I was refraining from responding about the book (YES, stop laughing, I do actually often refrain!)
But unless you have some psychic ability, such a spin is really a bit silly. The author ascribes things and imaginings that make no sense. MOST dogs with separation anxiety are fine if ANY human is there, or a familiar one. So this theory, much as we may want to spin it's all about US, makes no logical sense.
But the bottom line is, it's a waste of energy making up such thinking because it has nothing to do with the reality of the situation. It would be as logical for her to spend time saying that when we are gone they worry an alien will suck them out of the home. Actually, that would fit BETTER because then ANY human would prevent it and they wouldn't have to be anxious, which is usually the case. See my point? One wiser trainer suggested that separation anxiety is a genetic predisposition to fear of being without the pack leader. But the wise trainer said while it might serve a survival need to stay with the pack, he couldn't prove it and it didn't make any difference. The problem was overcoming it.

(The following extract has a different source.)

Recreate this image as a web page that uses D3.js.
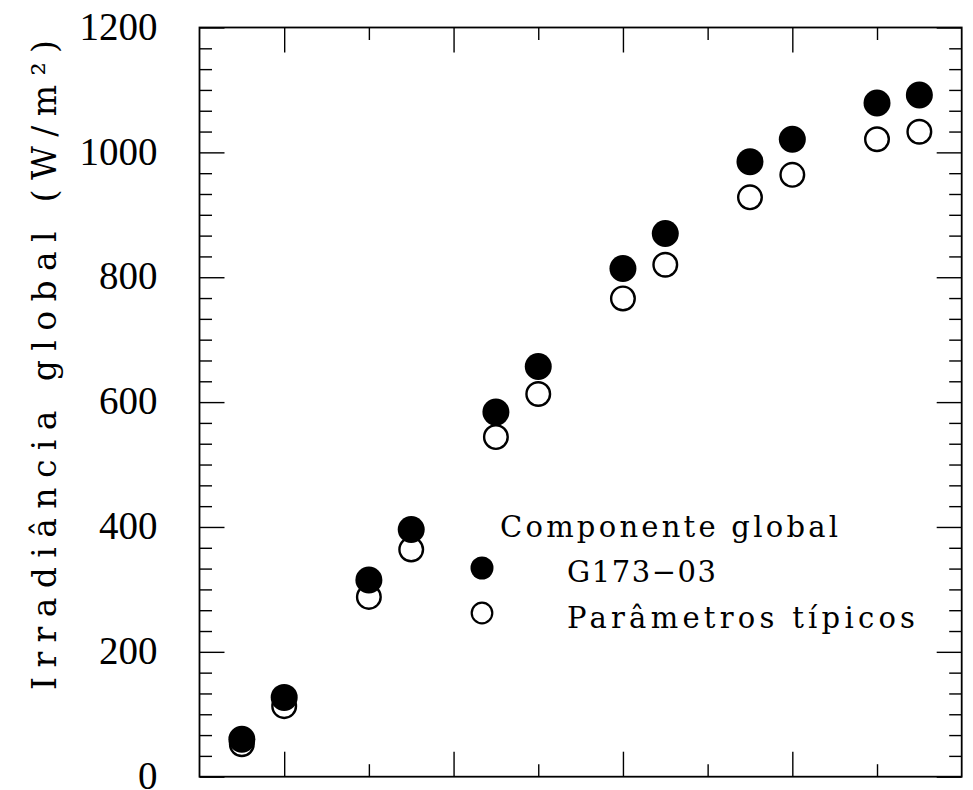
<!DOCTYPE html>
<html>
<head>
<meta charset="utf-8">
<script src="https://cdn.jsdelivr.net/npm/d3@7"></script>
<style>
  html, body { margin: 0; padding: 0; background: #fff; }
  svg { display: block; }
  text { fill: #000; }
</style>
</head>
<body>
<svg id="chart" width="973" height="790"></svg>
<script>
// ---- data ----
const xValues = [0.5, 1, 2, 2.5, 3.5, 4, 5, 5.5, 6.5, 7, 8, 8.5];
const g17303 = [60, 127, 315, 396, 584, 657, 814, 870, 985, 1021, 1079, 1092];
const tipicos = [52, 113, 288, 364, 544, 613, 766, 820, 928, 964, 1021, 1033];
const yMajorTicks = [0, 200, 400, 600, 800, 1000, 1200];
const yMinorTicks = d3.range(0, 1200.001, 200 / 6).filter(v => Math.abs(v / 200 - Math.round(v / 200)) > 1e-6);
const xMajorTicks = [1, 3, 5, 7];
const xMinorTicks = [2, 4, 6, 8];
const xDomain = [0, 9];
const yDomain = [0, 1200];
const yTitle = "Irradiância  global  (W/m²)";
const legendTitle = "Componente  global";
const seriesNames = ["G173\u221203", "Parâmetros  típicos"];

// ---- layout ----
const svg = d3.select("#chart");
const L = 199.5, R = 961.7, T = 27.5, B = 776.7;
const x = d3.scaleLinear().domain(xDomain).range([L, R]);
const y = d3.scaleLinear().domain(yDomain).range([B, T]);
const MAJ = 25, MIN = 12.5;
const SERIF_A = "'Liberation Serif', serif";
const SERIF_B = "'DejaVu Serif', serif";

function styleAxis(g) {
  g.select(".domain").remove();
  g.selectAll(".tick line").attr("stroke", "#000").attr("stroke-width", 1.4);
}

// left axis major with labels
svg.append("g").attr("transform", `translate(${L},0)`)
  .call(d3.axisLeft(y).tickValues(yMajorTicks).tickSizeInner(-MAJ).tickSizeOuter(0).tickPadding(MAJ + 17).tickFormat(d3.format("d")))
  .call(styleAxis)
  .call(g => g.selectAll(".tick text").style("font-size", "39px").style("font-family", SERIF_A).attr("dy", "0.3em"));
svg.append("g").attr("transform", `translate(${L},0)`)
  .call(d3.axisLeft(y).tickValues(yMinorTicks).tickSizeInner(-MIN).tickSizeOuter(0).tickFormat(""))
  .call(styleAxis);
// right axis
svg.append("g").attr("transform", `translate(${R},0)`)
  .call(d3.axisRight(y).tickValues(yMajorTicks).tickSizeInner(-MAJ).tickSizeOuter(0).tickFormat(""))
  .call(styleAxis);
svg.append("g").attr("transform", `translate(${R},0)`)
  .call(d3.axisRight(y).tickValues(yMinorTicks).tickSizeInner(-MIN).tickSizeOuter(0).tickFormat(""))
  .call(styleAxis);
// bottom axis
svg.append("g").attr("transform", `translate(0,${B})`)
  .call(d3.axisBottom(x).tickValues(xMajorTicks).tickSizeInner(-MAJ).tickSizeOuter(0).tickFormat(""))
  .call(styleAxis);
svg.append("g").attr("transform", `translate(0,${B})`)
  .call(d3.axisBottom(x).tickValues(xMinorTicks).tickSizeInner(-MIN).tickSizeOuter(0).tickFormat(""))
  .call(styleAxis);
// top axis
svg.append("g").attr("transform", `translate(0,${T})`)
  .call(d3.axisTop(x).tickValues(xMajorTicks).tickSizeInner(-MAJ).tickSizeOuter(0).tickFormat(""))
  .call(styleAxis);
svg.append("g").attr("transform", `translate(0,${T})`)
  .call(d3.axisTop(x).tickValues(xMinorTicks).tickSizeInner(-MIN).tickSizeOuter(0).tickFormat(""))
  .call(styleAxis);

// frame
svg.append("rect")
  .attr("x", x(xDomain[0])).attr("y", y(yDomain[1]))
  .attr("width", x(xDomain[1]) - x(xDomain[0]))
  .attr("height", y(yDomain[0]) - y(yDomain[1]))
  .attr("fill", "none").attr("stroke", "#000").attr("stroke-width", 1.8);

// y title
svg.append("text")
  .attr("transform", `translate(56,365) rotate(-90)`)
  .attr("text-anchor", "middle")
  .style("font-family", SERIF_B)
  .style("font-size", "33px")
  .attr("textLength", 650)
  .attr("lengthAdjust", "spacing")
  .text(yTitle);

// points
const RAD = 13;
const pts1 = xValues.map((v, i) => ({ x: v, y: g17303[i] }));
const pts2 = xValues.map((v, i) => ({ x: v, y: tipicos[i] }));

svg.append("g").selectAll("circle").data(pts2).join("circle")
  .attr("cx", d => x(d.x)).attr("cy", d => y(d.y)).attr("r", RAD - 1.2)
  .attr("fill", "#fff").attr("stroke", "#000").attr("stroke-width", 2.4);
svg.append("g").selectAll("circle").data(pts1).join("circle")
  .attr("cx", d => x(d.x)).attr("cy", d => y(d.y)).attr("r", RAD + 0.5)
  .attr("fill", "#000");

// legend
const lg = svg.append("g");
lg.append("text").attr("x", 500).attr("y", 537).style("font-size", "29px").style("font-family", SERIF_B)
  .attr("textLength", 338).attr("lengthAdjust", "spacing").text(legendTitle);
lg.append("circle").attr("cx", 482).attr("cy", 568).attr("r", 11.5).attr("fill", "#000");
lg.append("text").attr("x", 567).attr("y", 582).style("font-size", "29px").style("font-family", SERIF_B)
  .attr("textLength", 149).attr("lengthAdjust", "spacing").text(seriesNames[0]);
lg.append("circle").attr("cx", 482).attr("cy", 613).attr("r", 10.3)
  .attr("fill", "#fff").attr("stroke", "#000").attr("stroke-width", 2.2);
lg.append("text").attr("x", 567).attr("y", 628).style("font-size", "29px").style("font-family", SERIF_B)
  .attr("textLength", 348).attr("lengthAdjust", "spacing").text(seriesNames[1]);
</script>
</body>
</html>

A pretty snarky but imho accurate evaulation of Jan Fennell:
http://www.kateconnick.com/library/fennelllistener.html
I just feel she is long on anecdotal evaluations, short on real insights and spends a lot of time with silliness (which I consider the almost psychic conclusion that your dog worries for your safety) instead of useful training help.
As with people, the cause of a phobia is rarely all that important. The important part is retraining the response. Often, as with people, it takes a very long time, working in small increments of time and expanding it to get a dog used to being alone. Sometimes it takes medications. Sometimes it requires other options (such as massively expensive steel crates the dog cannot hurt itself on or get out of, medications, day care, etc). But whether the dog has anxiety about being alone, about not having one of it's humans/pack leaders, or fear of aliens… the issue is the behaviors and responses.